Seismic Swarm Analysis: January 2000 Event Near West Yellowstone, Montana
The earthquake swarm designated S20000125.1 occurred 6 km north-northeast of West Yellowstone, Montana, beginning at 14:57 on 25 January 2000 and concluding at 23:53 on 26 January 2000. Over 32 hours and 55 minutes, the sequence produced 67 recorded events. Magnitudes ranged predominantly from negative values to 1.9, with the majority clustered between 0.0 and 1.3. Focal depths varied from 5 km to 15 km, indicating activity within the shallow crustal layers typical of the region.
This swarm unfolded in the northeastern sector of the Yellowstone volcanic field, an area shaped by repeated caldera-forming eruptions over the past 2.1 million years. The most recent major event, the Lava Creek eruption approximately 631,000 years ago, formed the present Yellowstone Caldera. Ongoing magmatic and hydrothermal processes drive persistent seismicity, with fluids migrating through fractured rock triggering swarms rather than isolated mainshock-aftershock sequences. Depths recorded during the 2000 event align with the brittle-ductile transition zone influenced by elevated geothermal gradients.
Seismicity in this portion of Montana and Wyoming has been documented since the late 19th century, with instrumental monitoring beginning in the 1970s through the Yellowstone Seismic Network. Historical swarms, such as those in 1985 and 1999, similarly featured hundreds of small-magnitude events concentrated over days to weeks. These episodes commonly occur along north-south trending faults outside the caldera rim, reflecting regional extensional tectonics superimposed on volcanic influences. The 2000 swarm’s timing and location fit established patterns of non-eruptive unrest.

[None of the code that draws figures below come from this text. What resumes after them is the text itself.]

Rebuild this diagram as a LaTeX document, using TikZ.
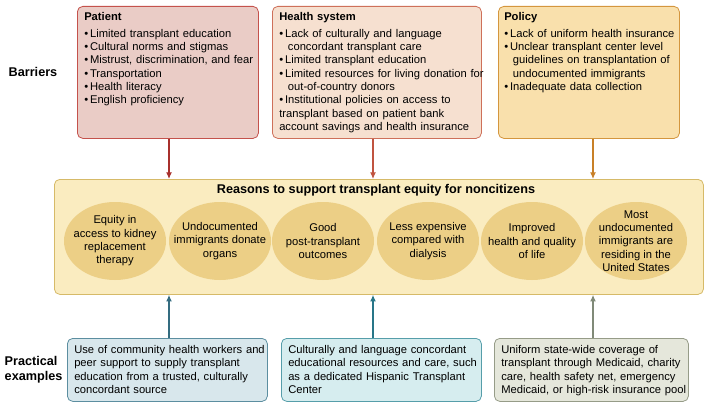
\documentclass[tikz,border=0pt]{standalone}
\usepackage{fontspec}
\setmainfont{Liberation Sans}
\usepackage{tikz}

\definecolor{patfill}{RGB}{234,204,198}
\definecolor{patline}{RGB}{196,82,76}
\definecolor{hsfill}{RGB}{246,224,208}
\definecolor{hsline}{RGB}{206,112,90}
\definecolor{polfill}{RGB}{249,224,172}
\definecolor{polline}{RGB}{212,150,62}
\definecolor{reafill}{RGB}{250,236,192}
\definecolor{realine}{RGB}{214,186,104}
\definecolor{cirfill}{RGB}{236,207,134}
\definecolor{comfill}{RGB}{216,231,236}
\definecolor{comline}{RGB}{92,142,160}
\definecolor{culfill}{RGB}{214,237,239}
\definecolor{culline}{RGB}{86,158,170}
\definecolor{unifill}{RGB}{229,231,219}
\definecolor{uniline}{RGB}{150,156,136}
\definecolor{arrpat}{RGB}{168,48,44}
\definecolor{arrhs}{RGB}{192,84,64}
\definecolor{arrpol}{RGB}{200,128,40}
\definecolor{arrcom}{RGB}{52,108,128}
\definecolor{arrcul}{RGB}{40,118,136}
\definecolor{arruni}{RGB}{128,138,120}

\newcommand{\bitem}[1]{\par\hangindent=6.5pt\hangafter=1\textbullet\,#1}
\usetikzlibrary{shapes.geometric,arrows.meta}

\begin{document}
\begin{tikzpicture}[x=0.75pt,y=0.75pt,yscale=-1,xscale=1,
  font=\fontsize{8.4}{10}\selectfont,
  panel/.style={draw, rounded corners=4pt, line width=0.6pt, anchor=north west, inner sep=0pt},
  listtext/.style={anchor=north west, align=left, inner sep=0pt,
    execute at begin node={\raggedright\hyphenpenalty=10000\exhyphenpenalty=10000}},
  blob/.style={align=center, inner sep=0pt},
  feed/.style={line width=0.9pt, -{Latex[length=5pt,width=4.5pt]}},
  rowlabel/.style={font=\fontsize{9.5}{11}\selectfont\bfseries, align=left}]
\useasboundingbox (0,0) rectangle (706,410);

% barrier boxes
\node (patient) [panel, fill=patfill, draw=patline, minimum width=181*0.75pt, minimum height=132*0.75pt] at (77,6) {};
\node (health) [panel, fill=hsfill, draw=hsline, minimum width=209*0.75pt, minimum height=132*0.75pt] at (272,6) {};
\node (policy) [panel, fill=polfill, draw=polline, minimum width=181*0.75pt, minimum height=132*0.75pt] at (498,6) {};

\node (patienttxt) [listtext, text width=178*0.75pt] at (84,12) {\textbf{Patient}\par\vspace{2.5pt}
\bitem{Limited transplant education}
\bitem{Cultural norms and stigmas}
\bitem{Mistrust, discrimination, and fear}
\bitem{Transportation}
\bitem{Health literacy}
\bitem{English proficiency}};
\node (healthtxt) [listtext, text width=205*0.75pt] at (279,12) {\textbf{Health system}\par\vspace{2.5pt}
\bitem{Lack of culturally and language concordant transplant care}
\bitem{Limited transplant education}
\bitem{Limited resources for living donation for out-of-country donors}
\bitem{Institutional policies on access to transplant based on patient bank account savings and health insurance}};
\node (policytxt) [listtext, text width=178*0.75pt] at (504,12) {\textbf{Policy}\par\vspace{2.5pt}
\bitem{Lack of uniform health insurance}
\bitem{Unclear transplant center level guidelines on transplantation of undocumented immigrants}
\bitem{Inadequate data collection}};

% reasons
\node (reasons) [panel, fill=reafill, draw=realine, minimum width=649*0.75pt, minimum height=115*0.75pt] at (54,179) {};
\node (reasonstitle) [font=\fontsize{9.5}{11}\selectfont\bfseries] at (376,190) {Reasons to support transplant equity for noncitizens};
\foreach \cx in {115,220,323,428,532,636}
  \fill [cirfill] (\cx,241) ellipse (51 and 39);
\node (r1) [blob] at (115,241) {Equity in\\access to kidney\\replacement\\therapy};
\node (r2) [blob] at (220,241) {Undocumented\\immigrants donate\\organs};
\node (r3) [blob] at (323,241) {Good\\post-transplant\\outcomes};
\node (r4) [blob] at (428,241) {Less expensive\\compared with\\dialysis};
\node (r5) [blob] at (532,241) {Improved\\health and quality\\of life};
\node (r6) [blob] at (636,241) {Most\\undocumented\\immigrants are\\residing in the\\United States};

% practical examples
\node (community) [panel, fill=comfill, draw=comline, minimum width=200*0.75pt, minimum height=63*0.75pt] at (67,338) {};
\node (cultural) [panel, fill=culfill, draw=culline, minimum width=200*0.75pt, minimum height=63*0.75pt] at (281,338) {};
\node (uniform) [panel, fill=unifill, draw=uniline, minimum width=194*0.75pt, minimum height=63*0.75pt] at (494,338) {};
\node [listtext, text width=200*0.75pt] at (74,345) {Use of community health workers and peer support to supply transplant education from a trusted, culturally concordant source};
\node [listtext, text width=200*0.75pt] at (288,345) {Culturally and language concordant educational resources and care, such as a dedicated Hispanic Transplant Center};
\node [listtext, text width=192*0.75pt] at (501,345) {Uniform state-wide coverage of transplant through Medicaid, charity care, health safety net, emergency Medicaid, or high-risk insurance pool};

\node (barriers) [rowlabel] at (33,72) {Barriers};
\node (practical) [rowlabel, anchor=west] at (0,370) {Practical\\examples};

% connectors
\draw [feed, arrpat] (patient.south -| 169,0) -- (reasons.north -| 169,0);
\draw [feed, arrhs] (health.south -| 373,0) -- (reasons.north -| 373,0);
\draw [feed, arrpol] (policy.south -| 593,0) -- (reasons.north -| 593,0);
\draw [feed, arrcom] (community.north -| 169,0) -- (reasons.south -| 169,0);
\draw [feed, arrcul] (cultural.north -| 373,0) -- (reasons.south -| 373,0);
\draw [feed, arruni] (uniform.north -| 593,0) -- (reasons.south -| 593,0);

\end{tikzpicture}
\end{document}
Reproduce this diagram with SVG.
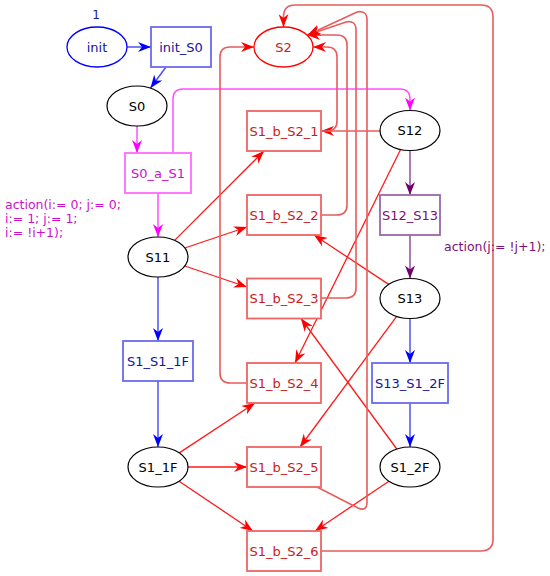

Event timing shows an initial burst followed by sustained activity through the evening of 25 January, tapering overnight and into 26 January. The largest events reached magnitude 1.9 at depths near 10 km, while many smaller shocks clustered at 10–12 km. Such distributions suggest distributed slip on multiple small faults facilitated by pressurized hydrothermal fluids. No surface rupture or felt reports exceeding intensity III were associated with this sequence, consistent with the low energy release.
Monitoring by the U.S. Geological Survey and the Yellowstone Volcano Observatory confirms that swarms of this scale remain routine and do not indicate imminent volcanic activity. Current deformation data from GPS and InSAR show steady background inflation and deflation cycles driven by the underlying magma reservoir at depths exceeding 5 km. The 2000 swarm contributed to the long-term catalog used to refine probabilistic hazard assessments for the greater Yellowstone area.
References
U.S. Geological Survey, Yellowstone Volcano Observatory.
Yellowstone National Park Seismic Monitoring Reports (2000–2023).
Smith, R. B., et al., “Yellowstone Seismic and Volcanic Activity,” Journal of Volcanology and Geothermal Research.